**Problem statement:** Repeat exactly the lines running from the first line of the data to the line containing "import pandas as pd", both ends included, and nothing else; drop the pictures.
BEGIN Source data
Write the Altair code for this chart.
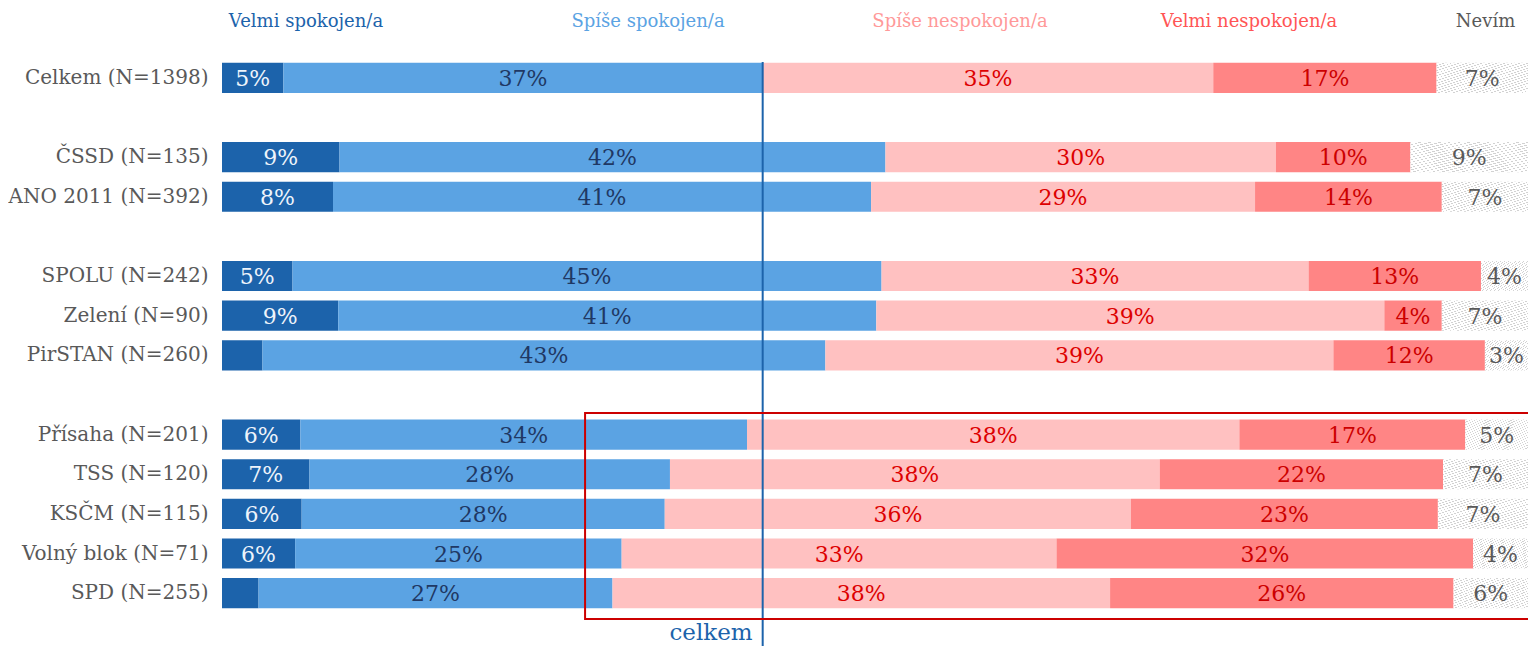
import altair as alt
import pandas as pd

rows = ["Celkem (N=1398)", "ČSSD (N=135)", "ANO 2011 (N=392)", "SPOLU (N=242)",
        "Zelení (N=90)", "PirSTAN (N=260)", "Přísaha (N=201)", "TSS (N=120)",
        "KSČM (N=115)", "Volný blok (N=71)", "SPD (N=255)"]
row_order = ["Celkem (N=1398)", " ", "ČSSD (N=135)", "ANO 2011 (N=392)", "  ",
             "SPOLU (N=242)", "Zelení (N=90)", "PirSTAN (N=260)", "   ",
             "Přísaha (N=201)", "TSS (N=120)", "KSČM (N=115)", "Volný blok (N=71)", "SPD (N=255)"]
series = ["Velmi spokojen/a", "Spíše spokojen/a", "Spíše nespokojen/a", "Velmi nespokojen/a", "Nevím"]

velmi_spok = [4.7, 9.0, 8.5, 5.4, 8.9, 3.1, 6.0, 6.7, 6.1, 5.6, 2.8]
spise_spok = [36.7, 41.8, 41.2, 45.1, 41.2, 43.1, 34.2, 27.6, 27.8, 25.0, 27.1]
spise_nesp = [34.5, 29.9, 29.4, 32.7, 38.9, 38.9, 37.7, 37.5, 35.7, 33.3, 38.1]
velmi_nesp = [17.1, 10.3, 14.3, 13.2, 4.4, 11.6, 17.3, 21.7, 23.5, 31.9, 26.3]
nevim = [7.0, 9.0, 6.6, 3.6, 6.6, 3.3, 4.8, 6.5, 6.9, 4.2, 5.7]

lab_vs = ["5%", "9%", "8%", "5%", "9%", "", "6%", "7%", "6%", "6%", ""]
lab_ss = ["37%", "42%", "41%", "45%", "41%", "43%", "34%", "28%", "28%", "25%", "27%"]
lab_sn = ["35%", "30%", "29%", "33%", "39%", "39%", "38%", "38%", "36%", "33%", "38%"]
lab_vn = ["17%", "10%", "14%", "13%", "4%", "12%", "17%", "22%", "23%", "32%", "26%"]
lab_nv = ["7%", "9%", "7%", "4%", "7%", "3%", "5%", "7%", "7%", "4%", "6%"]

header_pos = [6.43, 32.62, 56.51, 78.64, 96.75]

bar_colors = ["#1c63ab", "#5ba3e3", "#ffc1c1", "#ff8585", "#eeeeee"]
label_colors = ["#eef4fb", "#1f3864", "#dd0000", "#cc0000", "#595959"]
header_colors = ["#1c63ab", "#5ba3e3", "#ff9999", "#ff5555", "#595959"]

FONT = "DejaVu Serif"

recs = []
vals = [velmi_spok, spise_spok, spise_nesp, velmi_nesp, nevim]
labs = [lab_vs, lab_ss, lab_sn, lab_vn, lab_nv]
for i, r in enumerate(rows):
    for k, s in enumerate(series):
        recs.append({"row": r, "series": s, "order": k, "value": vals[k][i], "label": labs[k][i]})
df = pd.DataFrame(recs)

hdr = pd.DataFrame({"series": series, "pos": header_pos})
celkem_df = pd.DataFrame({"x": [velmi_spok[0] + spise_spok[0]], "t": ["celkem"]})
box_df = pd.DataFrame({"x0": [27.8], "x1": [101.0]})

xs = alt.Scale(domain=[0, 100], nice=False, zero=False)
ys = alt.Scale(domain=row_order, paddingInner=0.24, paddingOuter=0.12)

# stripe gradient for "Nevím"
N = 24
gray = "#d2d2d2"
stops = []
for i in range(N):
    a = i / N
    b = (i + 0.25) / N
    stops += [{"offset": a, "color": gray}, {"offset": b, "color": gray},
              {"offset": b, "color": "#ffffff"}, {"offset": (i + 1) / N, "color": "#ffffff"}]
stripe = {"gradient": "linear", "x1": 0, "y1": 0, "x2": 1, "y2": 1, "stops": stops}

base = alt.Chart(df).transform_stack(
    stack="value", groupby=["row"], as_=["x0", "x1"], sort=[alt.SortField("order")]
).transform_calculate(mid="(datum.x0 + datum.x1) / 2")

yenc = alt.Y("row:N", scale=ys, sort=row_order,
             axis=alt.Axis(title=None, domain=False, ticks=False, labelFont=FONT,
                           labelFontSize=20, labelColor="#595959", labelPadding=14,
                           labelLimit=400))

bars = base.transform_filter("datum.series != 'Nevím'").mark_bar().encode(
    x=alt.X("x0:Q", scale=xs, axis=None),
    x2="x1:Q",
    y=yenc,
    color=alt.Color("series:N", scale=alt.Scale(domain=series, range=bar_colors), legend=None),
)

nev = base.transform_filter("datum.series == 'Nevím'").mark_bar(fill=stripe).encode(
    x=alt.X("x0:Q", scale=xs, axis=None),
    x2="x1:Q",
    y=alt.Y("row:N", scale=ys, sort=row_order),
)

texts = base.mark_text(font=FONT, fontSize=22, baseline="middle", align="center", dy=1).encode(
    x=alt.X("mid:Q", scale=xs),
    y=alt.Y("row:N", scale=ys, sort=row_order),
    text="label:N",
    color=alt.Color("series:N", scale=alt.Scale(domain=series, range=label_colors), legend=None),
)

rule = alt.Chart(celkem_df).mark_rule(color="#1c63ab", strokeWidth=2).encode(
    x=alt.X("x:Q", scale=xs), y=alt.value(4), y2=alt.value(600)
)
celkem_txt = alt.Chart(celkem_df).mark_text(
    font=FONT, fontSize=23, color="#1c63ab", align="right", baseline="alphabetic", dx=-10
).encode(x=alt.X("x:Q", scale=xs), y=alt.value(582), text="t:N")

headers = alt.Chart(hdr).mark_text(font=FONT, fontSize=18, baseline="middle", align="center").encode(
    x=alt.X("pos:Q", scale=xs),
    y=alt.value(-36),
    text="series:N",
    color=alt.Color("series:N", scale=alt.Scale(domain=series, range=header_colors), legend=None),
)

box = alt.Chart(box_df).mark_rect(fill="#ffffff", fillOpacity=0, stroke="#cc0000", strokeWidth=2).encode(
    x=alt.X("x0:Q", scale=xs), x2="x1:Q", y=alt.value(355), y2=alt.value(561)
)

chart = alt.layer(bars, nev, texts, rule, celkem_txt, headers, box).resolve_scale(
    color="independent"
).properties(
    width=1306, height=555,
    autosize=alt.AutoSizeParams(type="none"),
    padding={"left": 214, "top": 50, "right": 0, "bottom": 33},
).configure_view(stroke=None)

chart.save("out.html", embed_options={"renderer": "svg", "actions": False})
END Source data
**Solution to the problem:**
Write the Altair code for this chart.
import altair as alt
import pandas as pd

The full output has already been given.